Rosalyn Kahn, a part-time instructor at the two-year college in Glendora, told students in January that they would not receive extra credit if they used their letters to express other political views, including support for the war, said Samuel T. Lee, associate dean for language arts and foreign languages at the college.
In a separate extra-credit assignment, Kahn also asked her students to write to their state Senate representatives, discussing the state’s budget crisis and cuts that have been proposed for community colleges. In particular, Lee said, Kahn asked her students to “protest the cuts on the grounds that adjunct faculty would lose their jobs and students would suffer.” Kahn is an adjunct faculty member.

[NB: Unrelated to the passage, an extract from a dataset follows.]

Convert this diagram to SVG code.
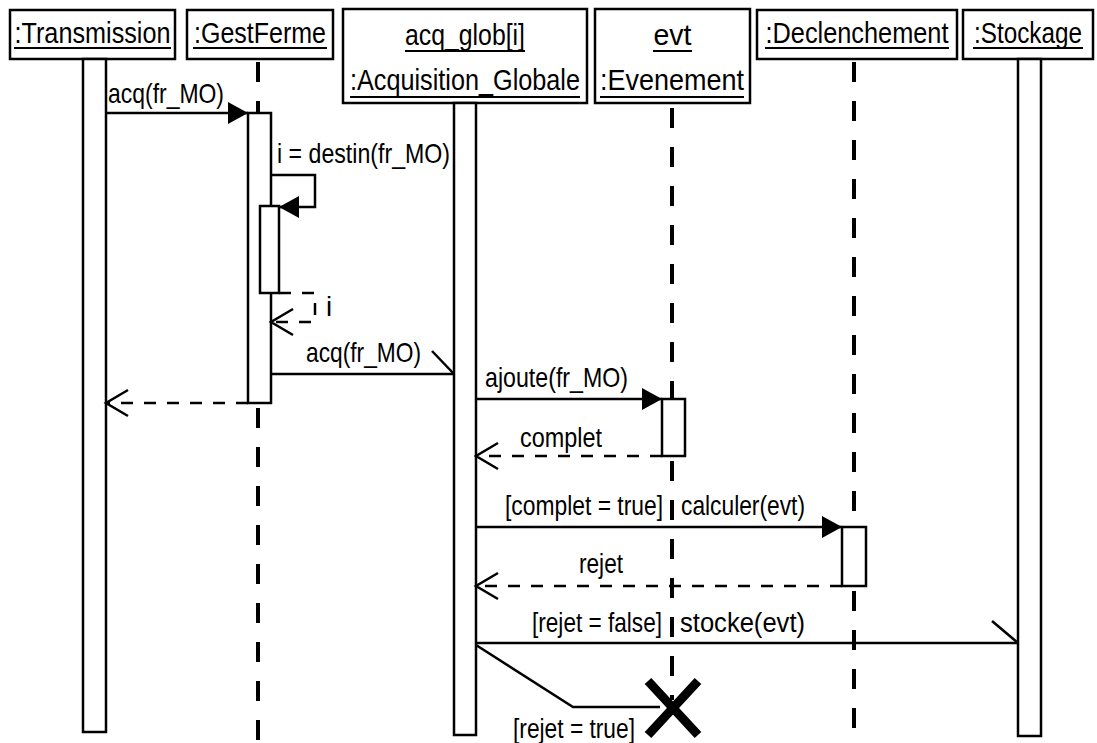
<svg xmlns="http://www.w3.org/2000/svg" width="1097" height="743" viewBox="0 0 1097 743">
<style>
.box{fill:#fff;stroke:#000;stroke-width:2.5}
.bar{fill:#fff;stroke:#000;stroke-width:2.5}
.hdr{font-family:"Liberation Sans",Arial,sans-serif;font-size:29px;text-anchor:middle;fill:#000}
.lbl{font-family:"Liberation Sans",Arial,sans-serif;font-size:27.5px;fill:#000}
.ul{stroke:#000;stroke-width:2}
.life{stroke:#000;stroke-width:4;stroke-dasharray:20 19;fill:none}
.msg{stroke:#000;stroke-width:2.5;fill:none}
.ret{stroke-dasharray:12 11}
</style>
<defs>
<marker id="filled" markerUnits="userSpaceOnUse" markerWidth="22" markerHeight="24" refX="20" refY="11" orient="auto" overflow="visible">
<path d="M0,0 L20,11 L0,22 Z" fill="#000" stroke="none"/>
</marker>
<marker id="open" markerUnits="userSpaceOnUse" markerWidth="26" markerHeight="30" refX="23" refY="14" orient="auto" overflow="visible">
<path d="M1,1 L23,14 L1,27" fill="none" stroke="#000" stroke-width="2.5"/>
</marker>
</defs>
<rect width="1097" height="743" fill="#fff"/>

<g id="transmission">
<rect class="box" x="10" y="10" width="165" height="49"/>
<text class="hdr" x="92.5" y="43" textLength="156" lengthAdjust="spacingAndGlyphs">:Transmission</text>
<line class="ul" x1="14" y1="48" x2="171" y2="48"/>
<rect class="bar" x="83" y="59" width="23" height="673"/>
</g>

<g id="gestferme">
<rect class="box" x="187" y="10" width="146" height="49"/>
<text class="hdr" x="260" y="43" textLength="132" lengthAdjust="spacingAndGlyphs">:GestFerme</text>
<line class="ul" x1="193" y1="48" x2="327" y2="48"/>
<line class="life" x1="258" y1="62" x2="258" y2="113"/>
<line class="life" x1="258" y1="408" x2="258" y2="743"/>
<rect class="bar" x="248" y="113" width="23" height="290"/>
<rect class="bar" x="260" y="206" width="19" height="87"/>
</g>

<g id="acq_glob">
<rect class="box" x="343" y="9" width="244" height="94"/>
<text class="hdr" x="465" y="45" textLength="120" lengthAdjust="spacingAndGlyphs">acq_glob[i]</text>
<line class="ul" x1="405" y1="51" x2="525" y2="51"/>
<text class="hdr" x="465" y="90" textLength="230" lengthAdjust="spacingAndGlyphs">:Acquisition_Globale</text>
<line class="ul" x1="350" y1="97" x2="580" y2="97"/>
<rect class="bar" x="454" y="103" width="22" height="632"/>
</g>

<g id="evt">
<rect class="box" x="595" y="9" width="155" height="94"/>
<text class="hdr" x="672.5" y="45" textLength="38" lengthAdjust="spacingAndGlyphs">evt</text>
<line class="ul" x1="653" y1="51" x2="692" y2="51"/>
<text class="hdr" x="672" y="90" textLength="144" lengthAdjust="spacingAndGlyphs">:Evenement</text>
<line class="ul" x1="600" y1="97" x2="744" y2="97"/>
<line class="life" x1="672" y1="108" x2="672" y2="399"/>
<line class="life" x1="672" y1="461" x2="672" y2="700"/>
<rect class="bar" x="662" y="399" width="23" height="57"/>
<path d="M648,681 L698,735 M698,681 L648,735" stroke="#000" stroke-width="9" fill="none"/>
</g>

<g id="declenchement">
<rect class="box" x="757" y="10" width="200" height="49"/>
<text class="hdr" x="857" y="43" textLength="183" lengthAdjust="spacingAndGlyphs">:Declenchement</text>
<line class="ul" x1="765" y1="48" x2="949" y2="48"/>
<line class="life" x1="854" y1="62" x2="854" y2="527"/>
<line class="life" x1="854" y1="591" x2="854" y2="743"/>
<rect class="bar" x="842" y="527" width="24" height="59"/>
</g>

<g id="stockage">
<rect class="box" x="963" y="10" width="130" height="49"/>
<text class="hdr" x="1028" y="43" textLength="108" lengthAdjust="spacingAndGlyphs">:Stockage</text>
<line class="ul" x1="973" y1="48" x2="1083" y2="48"/>
<rect class="bar" x="1018" y="59" width="23" height="677"/>
</g>

<g id="connectors">
<line class="msg" x1="106" y1="113" x2="248" y2="113" marker-end="url(#filled)"/>
<text class="lbl" x="108" y="103" textLength="116" lengthAdjust="spacingAndGlyphs">acq(fr_MO)</text>

<path class="msg" d="M271,175 H315 V207 H279" marker-end="url(#filled)"/>
<text class="lbl" x="277" y="163" textLength="173" lengthAdjust="spacingAndGlyphs">i = destin(fr_MO)</text>

<path class="msg ret" d="M279,293 H315 V322 H271" marker-end="url(#open)"/>
<text class="lbl" x="326" y="316">i</text>

<line class="msg" x1="271" y1="374" x2="454" y2="374"/>
<line class="msg" x1="454" y1="374" x2="432" y2="351"/>
<text class="lbl" x="306" y="362" textLength="115" lengthAdjust="spacingAndGlyphs">acq(fr_MO)</text>

<line class="msg ret" x1="248" y1="403" x2="106" y2="403" marker-end="url(#open)"/>

<line class="msg" x1="476" y1="399" x2="662" y2="399" marker-end="url(#filled)"/>
<text class="lbl" x="485" y="387" textLength="143" lengthAdjust="spacingAndGlyphs">ajoute(fr_MO)</text>

<line class="msg ret" x1="662" y1="456" x2="476" y2="456" marker-end="url(#open)"/>
<text class="lbl" x="520" y="447" textLength="82" lengthAdjust="spacingAndGlyphs">complet</text>

<line class="msg" x1="476" y1="527" x2="842" y2="527" marker-end="url(#filled)"/>
<text class="lbl" x="505" y="515" textLength="158" lengthAdjust="spacingAndGlyphs">[complet = true]</text>
<text class="lbl" x="681" y="515" textLength="124" lengthAdjust="spacingAndGlyphs">calculer(evt)</text>

<line class="msg ret" x1="842" y1="586" x2="476" y2="586" marker-end="url(#open)"/>
<text class="lbl" x="579" y="573" textLength="44" lengthAdjust="spacingAndGlyphs">rejet</text>

<line class="msg" x1="476" y1="643" x2="1018" y2="643"/>
<line class="msg" x1="1018" y1="643" x2="992" y2="621"/>
<text class="lbl" x="532" y="632" textLength="130" lengthAdjust="spacingAndGlyphs">[rejet = false]</text>
<text class="lbl" x="680" y="632" textLength="125" lengthAdjust="spacingAndGlyphs">stocke(evt)</text>

<path class="msg" d="M476,645 L573,707 H660"/>
<text class="lbl" x="513" y="738" textLength="122" lengthAdjust="spacingAndGlyphs">[rejet = true]</text>
</g>
</svg>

Late Friday, Lee said Kahn, who is in her first semester at Citrus, has been placed on paid administrative leave beginning next week. He said another instructor will take over her classes while administrators investigate the allegations.
“Obviously, from everything we can tell at this point, this was not appropriate,” Lee said. “Teachers and students should be free to express their political views in an atmosphere of respect and tolerance. But where students are beholden to the views of the instructor, we need to be especially careful.”
Kahn declined to comment Friday night, other than to describe the allegations as “100% lies.”
Lee said that several students in Kahn’s Speech 106 course approached him on Feb. 27 with concerns about the assignments and that after meeting with Kahn, he visited the class on Thursday. The students confirmed the specifics of the assignments, Lee said, and told him “they all understood that if they did not write a protest letter [to Bush], they would not receive credit.”
Lee said he apologized on behalf of the college, and he assured the students that they would be allowed to complete alternative assignments expressing their own beliefs on the issues. The college also is sending letters of apology to Bush and to state Sen. Jack Scott (D-Altadena) explaining the circumstances, Lee said.
He said Kahn apparently collected the letters for Scott and told students she would deliver them to the senator herself at a political event.
Chris Stevens, a first-year student who was among those who complained, said he “wrote the letter to Bush but asked her not to mail it because it wasn’t my political viewpoint. She refused, so I didn’t turn it in and couldn’t get credit.”
Stevens, 20, said Kahn also asked students to sign postcards that were not addressed to anyone but “talked about how essential part-time instructors are.”
The college’s decision to place Kahn on leave followed a letter to administrators from the Foundation for Individual Rights in Education, a Philadelphia-based civil rights group. Kahn’s students had written to the group to request its intervention, said Thor Halvorssen, the group’s executive director.